One thing we’ve noticed working with organizations across industries is that psychological safety rarely comes from policy alone.
It’s built in the everyday micro-moments: how a manager responds when someone says they’re overwhelmed, how leaders talk (or don’t talk) about stress, and whether internal communications make people feel included or invisible.
Here are 3 things we’re seeing make a meaningful difference right now:
1. MAKE YOUR RESOURCES VISIBLE AND NORMAL TO USE.
A lot of organizations already offer strong mental health benefits, whether that’s EAP programs, counselling support, wellness stipends, or flexible resources.
The challenge is that employees either don’t know they exist or worry about the stigma attached to using them.
Talk about mental health resources the same way you’d talk about open enrollment or benefits updates: consistently, proactively, and in the channels employees already use.
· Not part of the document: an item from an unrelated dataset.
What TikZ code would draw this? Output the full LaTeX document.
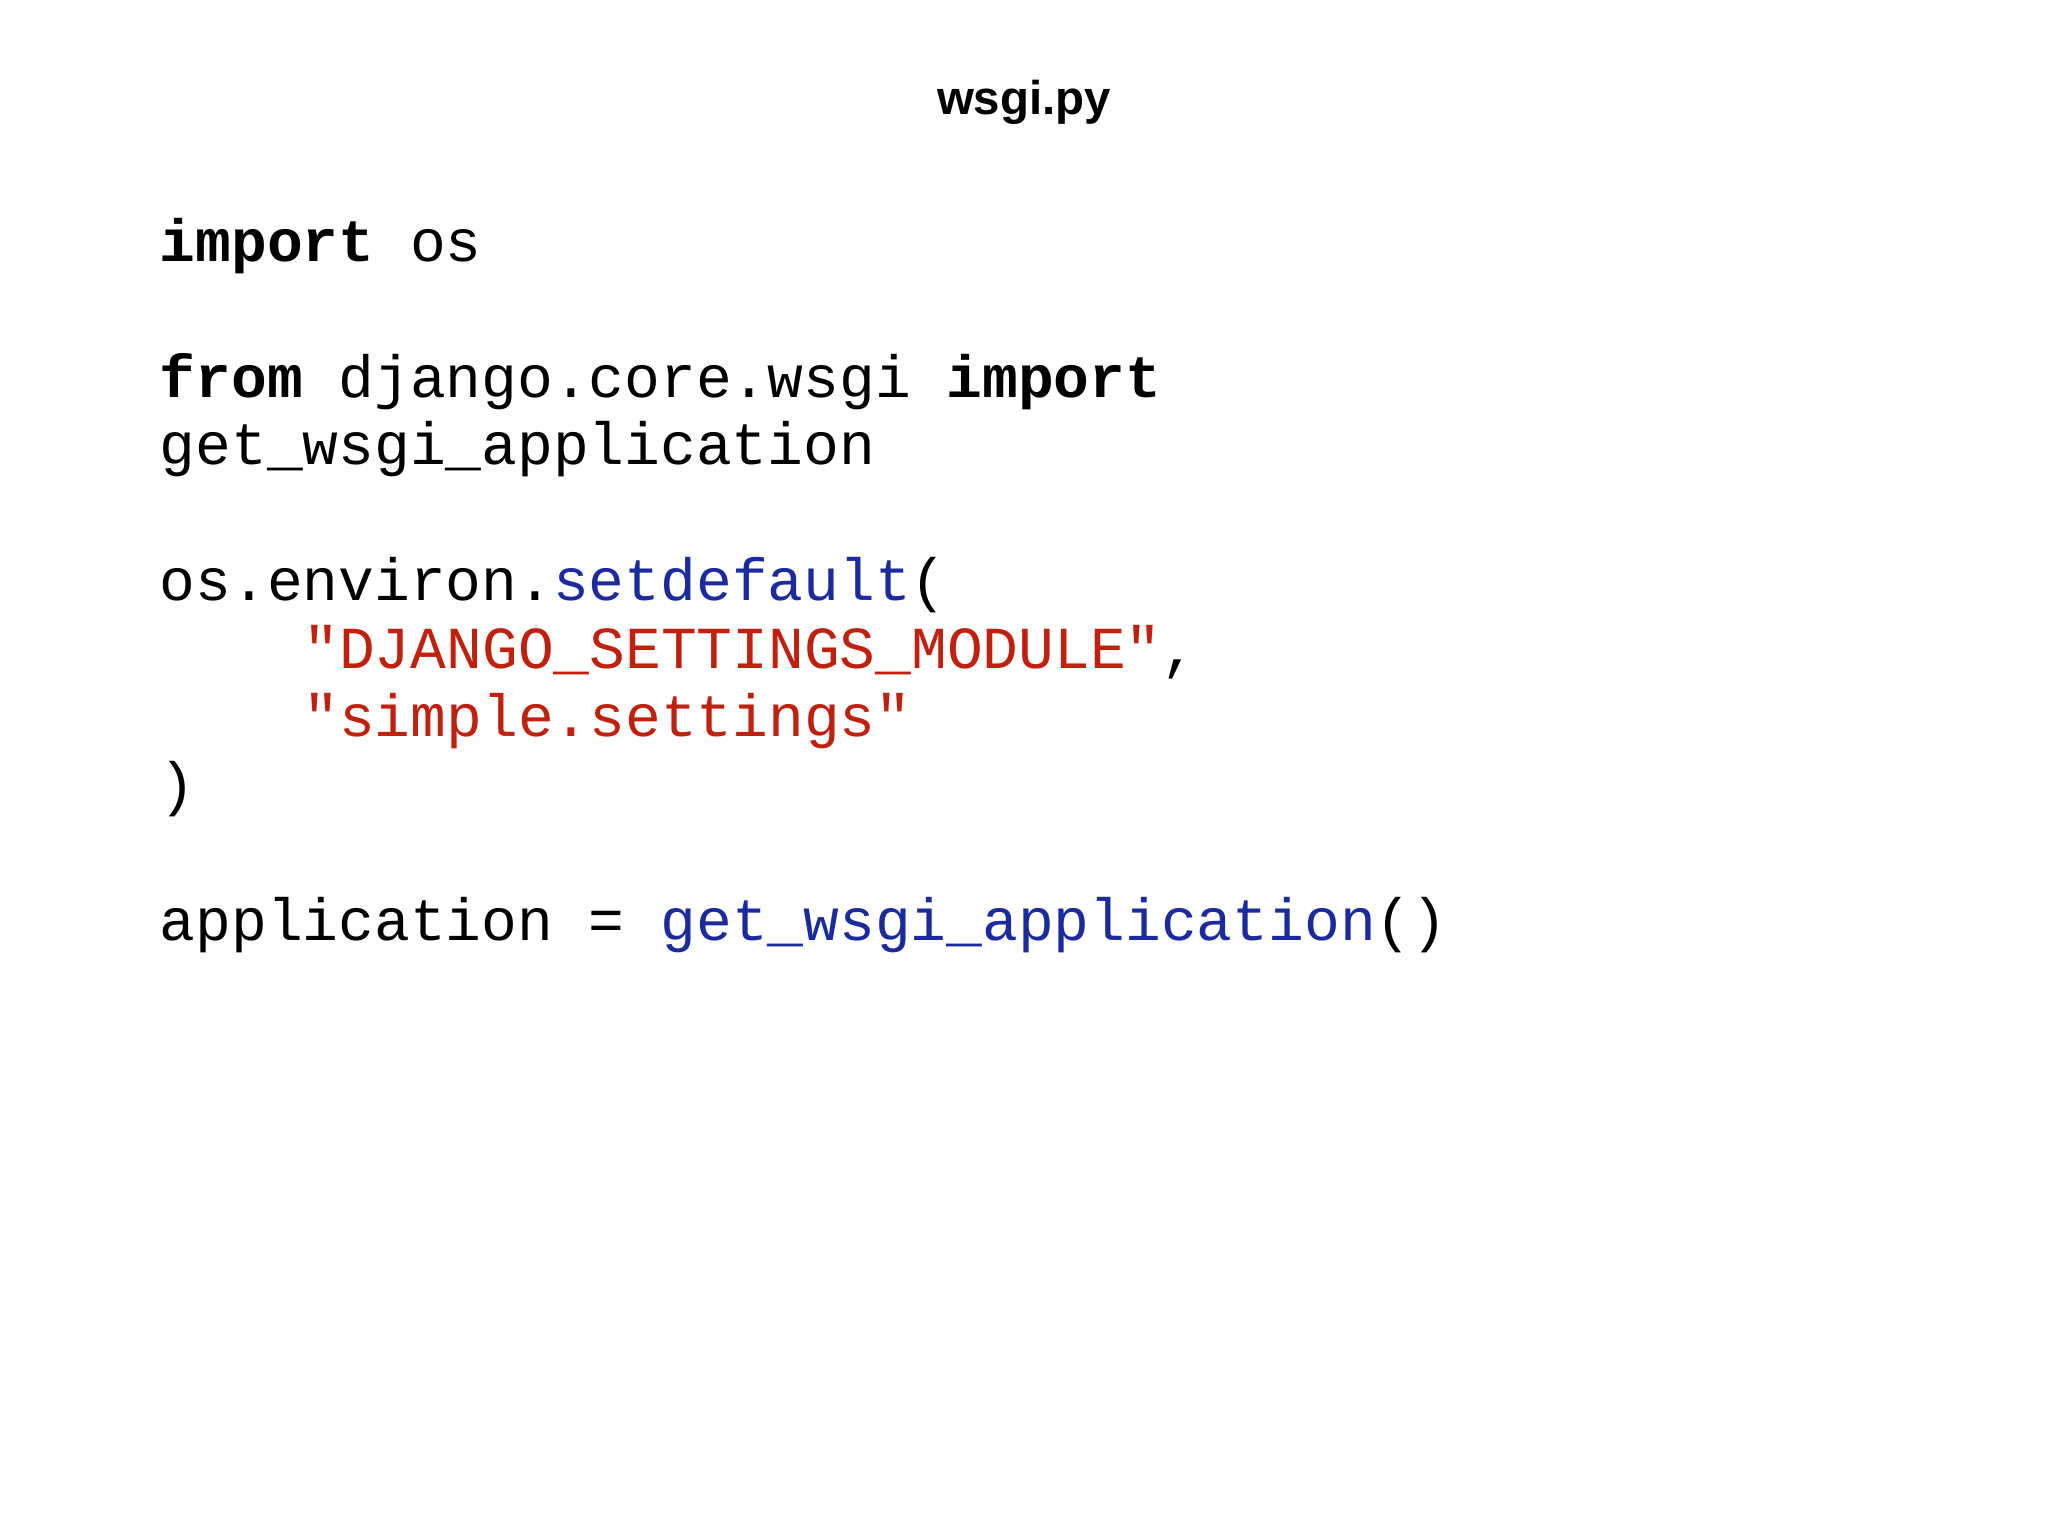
\documentclass[tikz,border=0pt]{standalone}
\usepackage{fontspec}
\setmainfont{Liberation Sans}
\setmonofont{Liberation Mono}
\definecolor{kwblue}{HTML}{1B2A9C}
\definecolor{strred}{HTML}{C0210F}
\begin{document}
\begin{tikzpicture}[x=0.653pt,y=-0.653pt,
  code/.style={anchor=base west,inner sep=0pt,font=\ttfamily\fontsize{29.8}{34}\selectfont},
  ttl/.style={anchor=base,inner sep=0pt,font=\bfseries\fontsize{23.7}{28}\selectfont}]
\useasboundingbox (0,0) rectangle (1568,1176);
\fill[white] (0,0) rectangle (1568,1176);
\node[ttl] (title) at (784,88) {wsgi.py};
\node[code] (l1) at (122,200) {\textbf{import} os};
\node[code] (l2) at (122,304) {\textbf{from} django.core.wsgi \textbf{import}};
\node[code] (l3) at (122,356) {get\_wsgi\_application};
\node[code] (l4) at (122,460) {os.environ.\textcolor{kwblue}{setdefault}(};
\node[code] (l5) at (232,512) {\textcolor{strred}{"DJANGO\_SETTINGS\_MODULE"},};
\node[code] (l6) at (232,564) {\textcolor{strred}{"simple.settings"}};
\node[code] (l7) at (122,616) {)};
\node[code] (l8) at (122,720) {application = \textcolor{kwblue}{get\_wsgi\_application}()};
\end{tikzpicture}
\end{document}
Pin them in your employee experience platform. Include them regularly in internal newsletters. Make them easy to find on your intranet.
The goal is to make accessing support feel as normal as booking a dentist appointment, not as loaded as admitting something is wrong.
2. TRAIN YOUR MANAGERS, NOT JUST YOUR EMPLOYEES.
Research from the Center for Workplace Mental Health found that employees who receive mental health training at work are significantly more likely to be engaged, passionate, and excited about their jobs compared to those who don’t.
But training employees alone only goes so far if managers don’t know how to respond when someone reaches out.
Managers don’t need to become therapists.
But they do need to know how to recognize when someone may be struggling, respond with empathy, and guide people toward support without making the conversation uncomfortable or performative.
A thoughtful manager can completely change how safe a workplace feels.
3. BUILD CONVERSATIONS INTO THE CULTURE YEAR-ROUND.
The organizations I see getting this right aren’t waiting for May to address mental health.
They’re weaving it into the employee experience throughout the year through things like ERGs, anonymous pulse surveys, manager check-ins, leadership vulnerability, and internal communications that consistently reinforce: your wellbeing matters here.
One simple practice I really like is adding a quick “mental health moment” into regular 1:1s. It’s not a formal process, but a genuine check-in beyond project updates and deadlines.